A block of data
____
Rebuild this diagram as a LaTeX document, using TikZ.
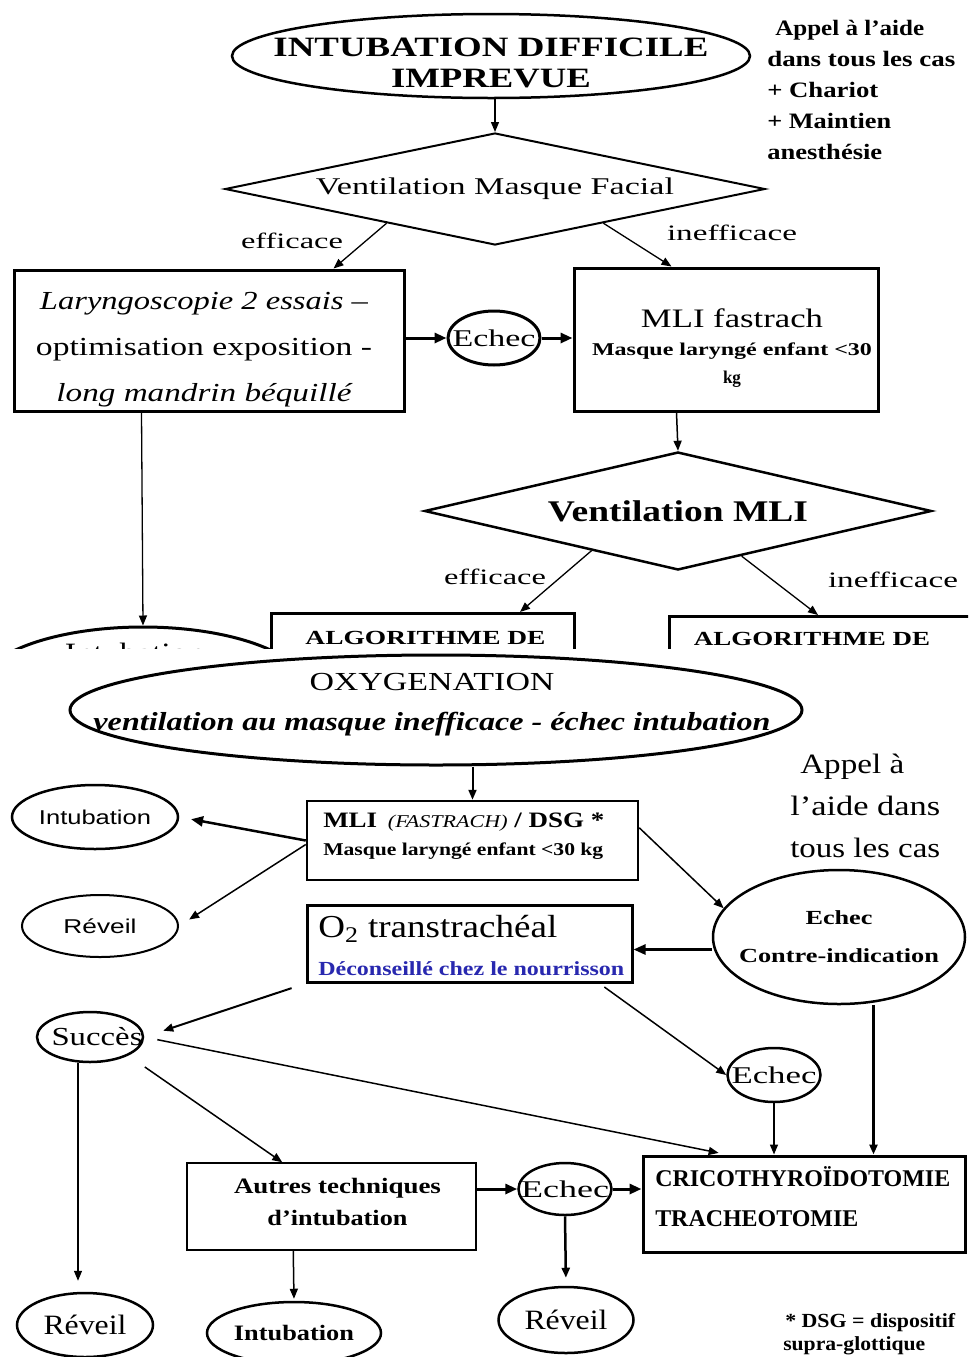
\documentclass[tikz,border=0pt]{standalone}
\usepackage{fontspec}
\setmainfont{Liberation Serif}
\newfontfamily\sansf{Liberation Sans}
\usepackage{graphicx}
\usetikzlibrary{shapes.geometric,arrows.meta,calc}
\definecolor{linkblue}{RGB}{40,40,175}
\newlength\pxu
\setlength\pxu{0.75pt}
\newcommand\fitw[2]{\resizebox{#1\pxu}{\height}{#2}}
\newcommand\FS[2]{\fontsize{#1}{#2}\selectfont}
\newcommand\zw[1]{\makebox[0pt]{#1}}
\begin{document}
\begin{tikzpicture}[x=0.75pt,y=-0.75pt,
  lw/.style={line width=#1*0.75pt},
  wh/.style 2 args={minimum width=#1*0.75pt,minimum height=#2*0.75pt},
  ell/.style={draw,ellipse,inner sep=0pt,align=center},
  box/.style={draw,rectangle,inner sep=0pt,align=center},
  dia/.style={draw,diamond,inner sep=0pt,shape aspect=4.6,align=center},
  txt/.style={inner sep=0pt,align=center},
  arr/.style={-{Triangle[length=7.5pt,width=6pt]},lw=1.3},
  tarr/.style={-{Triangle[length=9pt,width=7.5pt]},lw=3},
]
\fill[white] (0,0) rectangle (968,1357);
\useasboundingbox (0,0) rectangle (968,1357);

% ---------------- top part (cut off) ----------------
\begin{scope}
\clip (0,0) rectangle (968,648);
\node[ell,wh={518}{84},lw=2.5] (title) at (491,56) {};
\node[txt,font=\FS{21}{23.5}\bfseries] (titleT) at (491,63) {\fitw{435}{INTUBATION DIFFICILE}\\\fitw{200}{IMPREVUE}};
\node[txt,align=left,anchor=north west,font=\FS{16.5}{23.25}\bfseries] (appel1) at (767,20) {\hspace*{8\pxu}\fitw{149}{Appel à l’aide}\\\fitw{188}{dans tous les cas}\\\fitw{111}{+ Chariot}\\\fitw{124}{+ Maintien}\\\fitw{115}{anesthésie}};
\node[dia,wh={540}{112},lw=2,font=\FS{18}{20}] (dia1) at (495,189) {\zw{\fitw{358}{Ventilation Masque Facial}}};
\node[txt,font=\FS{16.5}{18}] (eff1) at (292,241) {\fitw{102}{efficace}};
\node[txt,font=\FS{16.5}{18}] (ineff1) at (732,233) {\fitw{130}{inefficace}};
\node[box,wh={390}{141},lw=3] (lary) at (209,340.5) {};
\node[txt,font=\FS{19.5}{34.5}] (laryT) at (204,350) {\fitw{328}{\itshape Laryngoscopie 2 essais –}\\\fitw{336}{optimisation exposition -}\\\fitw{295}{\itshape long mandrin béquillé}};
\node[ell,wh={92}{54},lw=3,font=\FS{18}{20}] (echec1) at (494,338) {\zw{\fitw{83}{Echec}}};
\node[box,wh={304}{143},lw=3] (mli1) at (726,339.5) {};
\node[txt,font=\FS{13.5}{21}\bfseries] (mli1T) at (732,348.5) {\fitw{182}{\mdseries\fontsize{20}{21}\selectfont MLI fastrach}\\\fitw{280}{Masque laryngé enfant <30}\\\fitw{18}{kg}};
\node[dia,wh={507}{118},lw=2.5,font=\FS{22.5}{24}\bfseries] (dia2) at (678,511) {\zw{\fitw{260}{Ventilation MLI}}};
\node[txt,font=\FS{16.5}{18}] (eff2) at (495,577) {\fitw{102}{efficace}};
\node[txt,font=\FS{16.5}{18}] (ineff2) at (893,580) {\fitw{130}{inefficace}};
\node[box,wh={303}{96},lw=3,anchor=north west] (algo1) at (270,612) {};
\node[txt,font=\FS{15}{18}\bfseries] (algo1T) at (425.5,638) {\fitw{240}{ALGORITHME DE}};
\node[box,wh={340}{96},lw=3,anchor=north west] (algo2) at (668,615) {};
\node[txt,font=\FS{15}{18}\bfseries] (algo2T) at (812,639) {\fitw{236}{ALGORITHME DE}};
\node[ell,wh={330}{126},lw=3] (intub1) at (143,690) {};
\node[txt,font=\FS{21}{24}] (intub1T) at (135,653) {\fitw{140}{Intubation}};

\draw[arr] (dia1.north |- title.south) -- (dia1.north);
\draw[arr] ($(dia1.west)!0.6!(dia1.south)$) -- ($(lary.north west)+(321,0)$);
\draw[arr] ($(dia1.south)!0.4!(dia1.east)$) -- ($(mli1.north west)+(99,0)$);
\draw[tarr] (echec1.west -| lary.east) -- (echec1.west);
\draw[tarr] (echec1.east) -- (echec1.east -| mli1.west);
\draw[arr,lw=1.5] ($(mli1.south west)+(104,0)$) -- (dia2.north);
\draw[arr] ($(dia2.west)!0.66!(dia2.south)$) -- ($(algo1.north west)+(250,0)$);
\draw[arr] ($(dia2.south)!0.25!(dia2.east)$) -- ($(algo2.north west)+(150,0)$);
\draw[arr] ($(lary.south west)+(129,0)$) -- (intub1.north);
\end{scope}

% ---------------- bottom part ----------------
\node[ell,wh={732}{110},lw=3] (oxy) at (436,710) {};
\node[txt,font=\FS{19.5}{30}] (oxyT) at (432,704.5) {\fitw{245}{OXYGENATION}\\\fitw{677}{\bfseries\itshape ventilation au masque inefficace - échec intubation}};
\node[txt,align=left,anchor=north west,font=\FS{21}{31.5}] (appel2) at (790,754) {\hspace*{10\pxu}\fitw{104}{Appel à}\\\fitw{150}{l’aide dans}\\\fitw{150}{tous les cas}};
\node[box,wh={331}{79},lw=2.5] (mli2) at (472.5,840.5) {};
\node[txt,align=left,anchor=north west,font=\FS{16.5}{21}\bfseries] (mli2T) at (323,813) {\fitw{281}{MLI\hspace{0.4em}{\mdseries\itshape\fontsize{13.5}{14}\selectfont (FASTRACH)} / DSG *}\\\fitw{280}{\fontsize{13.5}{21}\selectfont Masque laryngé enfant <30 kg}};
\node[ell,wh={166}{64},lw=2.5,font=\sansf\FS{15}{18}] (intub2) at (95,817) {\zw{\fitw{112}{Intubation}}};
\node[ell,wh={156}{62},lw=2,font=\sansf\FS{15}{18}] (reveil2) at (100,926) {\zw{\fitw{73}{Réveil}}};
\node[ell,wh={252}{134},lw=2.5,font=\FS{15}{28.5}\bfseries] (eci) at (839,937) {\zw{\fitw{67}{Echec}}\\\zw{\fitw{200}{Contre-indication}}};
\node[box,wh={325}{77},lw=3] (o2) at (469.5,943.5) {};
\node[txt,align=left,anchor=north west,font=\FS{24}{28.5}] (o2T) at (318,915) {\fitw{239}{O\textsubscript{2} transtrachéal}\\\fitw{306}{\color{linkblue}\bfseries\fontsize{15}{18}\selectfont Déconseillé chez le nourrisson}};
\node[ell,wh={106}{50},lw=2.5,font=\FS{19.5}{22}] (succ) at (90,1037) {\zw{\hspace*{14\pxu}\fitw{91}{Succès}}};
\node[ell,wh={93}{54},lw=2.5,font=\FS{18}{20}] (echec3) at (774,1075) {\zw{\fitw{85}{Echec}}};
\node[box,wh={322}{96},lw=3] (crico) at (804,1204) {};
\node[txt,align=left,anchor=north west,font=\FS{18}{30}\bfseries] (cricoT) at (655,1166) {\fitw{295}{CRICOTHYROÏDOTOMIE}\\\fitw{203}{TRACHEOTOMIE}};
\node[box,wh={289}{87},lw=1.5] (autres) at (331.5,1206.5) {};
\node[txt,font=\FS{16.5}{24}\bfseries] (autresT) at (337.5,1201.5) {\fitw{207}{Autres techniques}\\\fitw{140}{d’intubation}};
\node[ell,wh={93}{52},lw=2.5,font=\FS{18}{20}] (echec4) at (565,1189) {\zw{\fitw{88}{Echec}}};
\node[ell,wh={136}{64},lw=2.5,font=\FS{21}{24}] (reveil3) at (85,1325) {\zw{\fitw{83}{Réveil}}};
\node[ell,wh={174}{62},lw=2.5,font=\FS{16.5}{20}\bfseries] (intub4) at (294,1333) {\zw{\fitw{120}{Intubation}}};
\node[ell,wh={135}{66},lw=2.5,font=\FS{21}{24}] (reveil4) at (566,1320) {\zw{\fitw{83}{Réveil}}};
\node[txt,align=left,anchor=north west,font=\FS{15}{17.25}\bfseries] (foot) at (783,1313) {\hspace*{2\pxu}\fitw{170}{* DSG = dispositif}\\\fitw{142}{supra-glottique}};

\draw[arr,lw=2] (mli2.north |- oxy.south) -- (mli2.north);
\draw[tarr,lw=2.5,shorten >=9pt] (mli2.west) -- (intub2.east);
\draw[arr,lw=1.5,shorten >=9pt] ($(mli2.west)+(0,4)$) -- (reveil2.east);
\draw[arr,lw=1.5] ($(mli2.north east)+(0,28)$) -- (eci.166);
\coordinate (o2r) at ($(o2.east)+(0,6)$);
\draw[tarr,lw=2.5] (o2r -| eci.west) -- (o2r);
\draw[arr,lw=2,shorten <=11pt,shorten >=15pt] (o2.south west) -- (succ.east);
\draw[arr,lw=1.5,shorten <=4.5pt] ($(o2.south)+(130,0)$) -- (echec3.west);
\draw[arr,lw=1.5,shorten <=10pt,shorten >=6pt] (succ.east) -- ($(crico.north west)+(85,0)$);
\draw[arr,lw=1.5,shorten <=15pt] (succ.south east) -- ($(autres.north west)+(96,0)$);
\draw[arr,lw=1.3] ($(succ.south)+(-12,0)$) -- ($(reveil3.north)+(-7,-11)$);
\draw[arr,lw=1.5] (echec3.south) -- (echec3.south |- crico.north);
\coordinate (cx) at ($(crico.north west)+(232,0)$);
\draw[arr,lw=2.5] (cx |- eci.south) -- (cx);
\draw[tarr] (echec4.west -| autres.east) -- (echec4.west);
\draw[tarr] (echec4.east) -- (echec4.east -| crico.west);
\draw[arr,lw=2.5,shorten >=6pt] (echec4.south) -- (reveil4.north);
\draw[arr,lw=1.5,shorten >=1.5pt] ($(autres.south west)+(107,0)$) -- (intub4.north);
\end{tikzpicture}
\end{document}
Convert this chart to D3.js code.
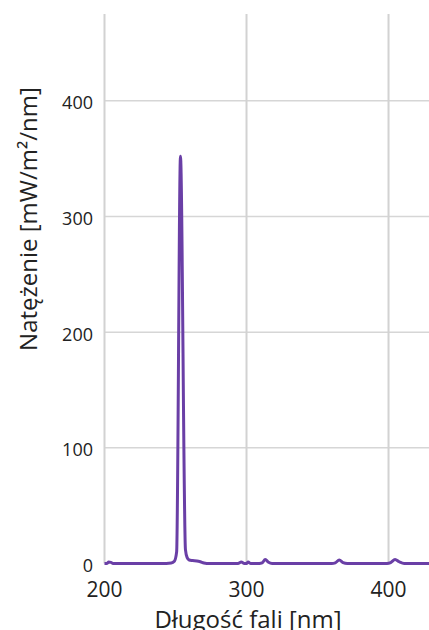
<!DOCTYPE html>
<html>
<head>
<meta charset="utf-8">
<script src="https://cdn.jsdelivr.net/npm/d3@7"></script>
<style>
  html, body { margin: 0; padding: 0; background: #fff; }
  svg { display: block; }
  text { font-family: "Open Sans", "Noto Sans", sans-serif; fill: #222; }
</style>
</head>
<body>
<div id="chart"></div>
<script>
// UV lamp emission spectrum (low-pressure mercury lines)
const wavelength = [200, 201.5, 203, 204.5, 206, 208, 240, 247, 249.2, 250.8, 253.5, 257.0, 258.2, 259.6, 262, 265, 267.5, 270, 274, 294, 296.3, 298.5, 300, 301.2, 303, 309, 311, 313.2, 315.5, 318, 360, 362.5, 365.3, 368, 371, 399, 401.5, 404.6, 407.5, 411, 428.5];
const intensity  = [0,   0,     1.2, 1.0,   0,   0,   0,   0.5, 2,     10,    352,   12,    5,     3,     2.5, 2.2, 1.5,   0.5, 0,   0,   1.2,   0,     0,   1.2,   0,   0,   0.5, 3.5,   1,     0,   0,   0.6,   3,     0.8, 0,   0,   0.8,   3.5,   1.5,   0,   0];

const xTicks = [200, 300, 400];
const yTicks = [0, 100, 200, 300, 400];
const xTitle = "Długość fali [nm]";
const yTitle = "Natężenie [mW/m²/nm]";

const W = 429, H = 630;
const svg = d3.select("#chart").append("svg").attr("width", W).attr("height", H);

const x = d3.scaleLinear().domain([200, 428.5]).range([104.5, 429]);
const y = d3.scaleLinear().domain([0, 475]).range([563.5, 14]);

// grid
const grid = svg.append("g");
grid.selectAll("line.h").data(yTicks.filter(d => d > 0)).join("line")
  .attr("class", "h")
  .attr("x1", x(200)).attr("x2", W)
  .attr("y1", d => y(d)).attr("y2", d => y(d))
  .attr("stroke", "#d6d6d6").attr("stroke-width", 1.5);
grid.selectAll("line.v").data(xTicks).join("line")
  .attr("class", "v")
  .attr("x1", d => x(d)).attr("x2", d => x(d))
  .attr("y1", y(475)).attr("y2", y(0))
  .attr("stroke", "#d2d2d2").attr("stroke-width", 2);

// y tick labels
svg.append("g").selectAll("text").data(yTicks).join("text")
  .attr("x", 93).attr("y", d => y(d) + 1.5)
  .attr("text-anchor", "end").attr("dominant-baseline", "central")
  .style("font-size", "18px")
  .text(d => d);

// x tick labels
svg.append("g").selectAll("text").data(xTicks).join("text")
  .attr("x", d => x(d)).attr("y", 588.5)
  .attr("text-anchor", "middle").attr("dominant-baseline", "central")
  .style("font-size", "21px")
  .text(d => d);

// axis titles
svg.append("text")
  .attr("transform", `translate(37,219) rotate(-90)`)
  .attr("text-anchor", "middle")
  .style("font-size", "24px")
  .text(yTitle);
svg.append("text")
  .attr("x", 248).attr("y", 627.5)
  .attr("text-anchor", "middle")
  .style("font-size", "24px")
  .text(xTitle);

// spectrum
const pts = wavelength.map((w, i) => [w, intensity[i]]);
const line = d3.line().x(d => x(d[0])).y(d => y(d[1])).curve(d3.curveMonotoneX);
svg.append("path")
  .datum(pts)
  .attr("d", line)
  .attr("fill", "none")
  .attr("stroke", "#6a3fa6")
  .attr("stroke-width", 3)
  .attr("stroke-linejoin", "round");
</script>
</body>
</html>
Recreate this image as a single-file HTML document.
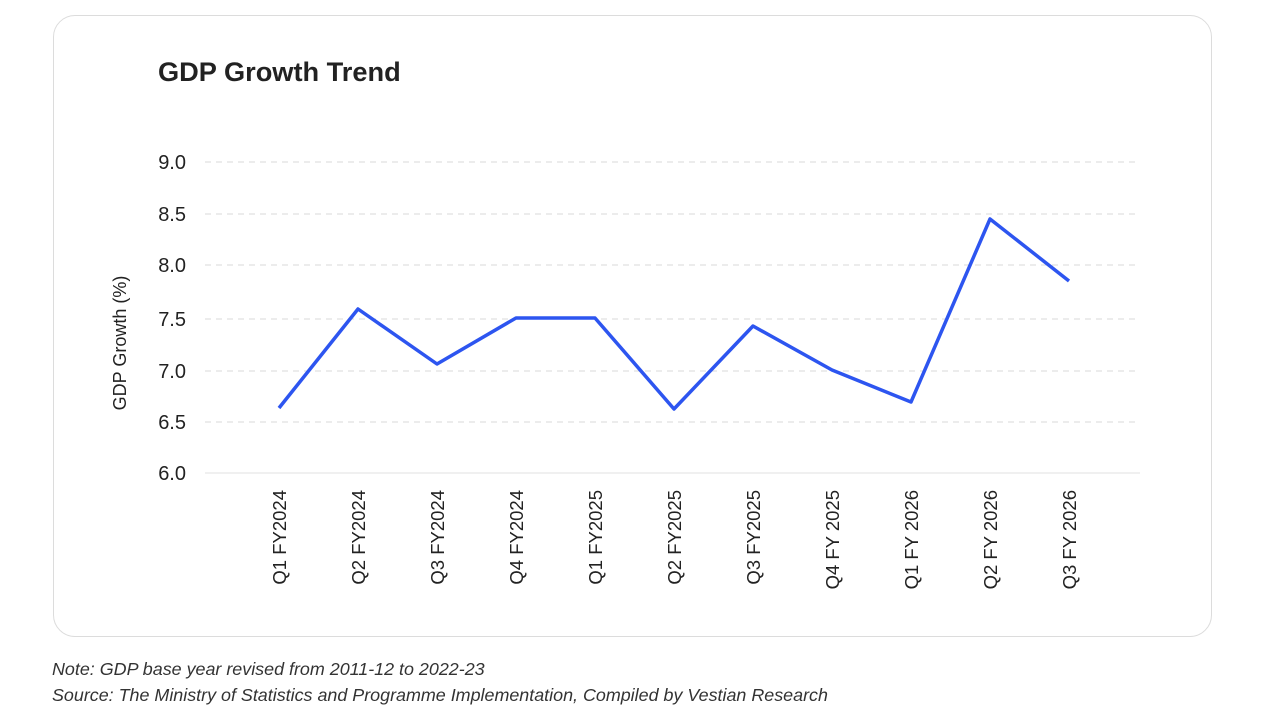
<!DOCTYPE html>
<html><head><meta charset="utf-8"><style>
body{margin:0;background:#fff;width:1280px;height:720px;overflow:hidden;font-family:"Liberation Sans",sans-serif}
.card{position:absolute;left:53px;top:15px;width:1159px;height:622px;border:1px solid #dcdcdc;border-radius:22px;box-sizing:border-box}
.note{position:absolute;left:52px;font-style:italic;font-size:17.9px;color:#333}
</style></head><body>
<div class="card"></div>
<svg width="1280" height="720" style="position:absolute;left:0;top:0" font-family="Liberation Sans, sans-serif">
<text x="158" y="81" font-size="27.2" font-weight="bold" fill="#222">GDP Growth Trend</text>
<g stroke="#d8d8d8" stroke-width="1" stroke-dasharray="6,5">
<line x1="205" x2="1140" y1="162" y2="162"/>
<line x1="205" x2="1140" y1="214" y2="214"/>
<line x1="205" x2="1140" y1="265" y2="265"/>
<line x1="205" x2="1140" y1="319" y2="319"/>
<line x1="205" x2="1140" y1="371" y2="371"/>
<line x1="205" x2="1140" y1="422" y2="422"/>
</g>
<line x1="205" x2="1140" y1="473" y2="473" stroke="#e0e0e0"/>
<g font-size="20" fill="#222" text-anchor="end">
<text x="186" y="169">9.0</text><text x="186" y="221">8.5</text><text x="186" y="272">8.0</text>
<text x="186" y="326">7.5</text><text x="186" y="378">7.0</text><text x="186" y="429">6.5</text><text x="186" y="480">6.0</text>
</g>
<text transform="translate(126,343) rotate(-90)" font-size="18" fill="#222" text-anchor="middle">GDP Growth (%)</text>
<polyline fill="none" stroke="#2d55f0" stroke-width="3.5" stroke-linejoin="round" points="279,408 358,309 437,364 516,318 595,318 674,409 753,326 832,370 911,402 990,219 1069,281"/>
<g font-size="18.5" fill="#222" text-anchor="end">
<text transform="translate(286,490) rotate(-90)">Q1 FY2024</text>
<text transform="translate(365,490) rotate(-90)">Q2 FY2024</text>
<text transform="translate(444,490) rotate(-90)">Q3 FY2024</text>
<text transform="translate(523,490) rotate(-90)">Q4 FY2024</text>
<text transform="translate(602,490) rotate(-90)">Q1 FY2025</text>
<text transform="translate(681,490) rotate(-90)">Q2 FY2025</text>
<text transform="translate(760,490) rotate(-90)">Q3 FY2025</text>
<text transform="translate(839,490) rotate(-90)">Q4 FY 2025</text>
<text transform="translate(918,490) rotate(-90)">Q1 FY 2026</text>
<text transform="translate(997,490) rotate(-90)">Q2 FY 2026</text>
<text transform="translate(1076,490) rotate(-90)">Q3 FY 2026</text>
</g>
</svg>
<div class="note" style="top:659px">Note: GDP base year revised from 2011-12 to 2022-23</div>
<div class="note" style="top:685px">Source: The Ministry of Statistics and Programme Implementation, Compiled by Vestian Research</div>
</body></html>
____
Select all lines in the listing above where the word "chart" appears, and show them.

§ **EXPECTED OUTPUT**:
Convert this chart to D3.js code.
<div id="chart"></div>
const svg = d3.select("#chart").append("svg").attr("width", W).attr("height", H);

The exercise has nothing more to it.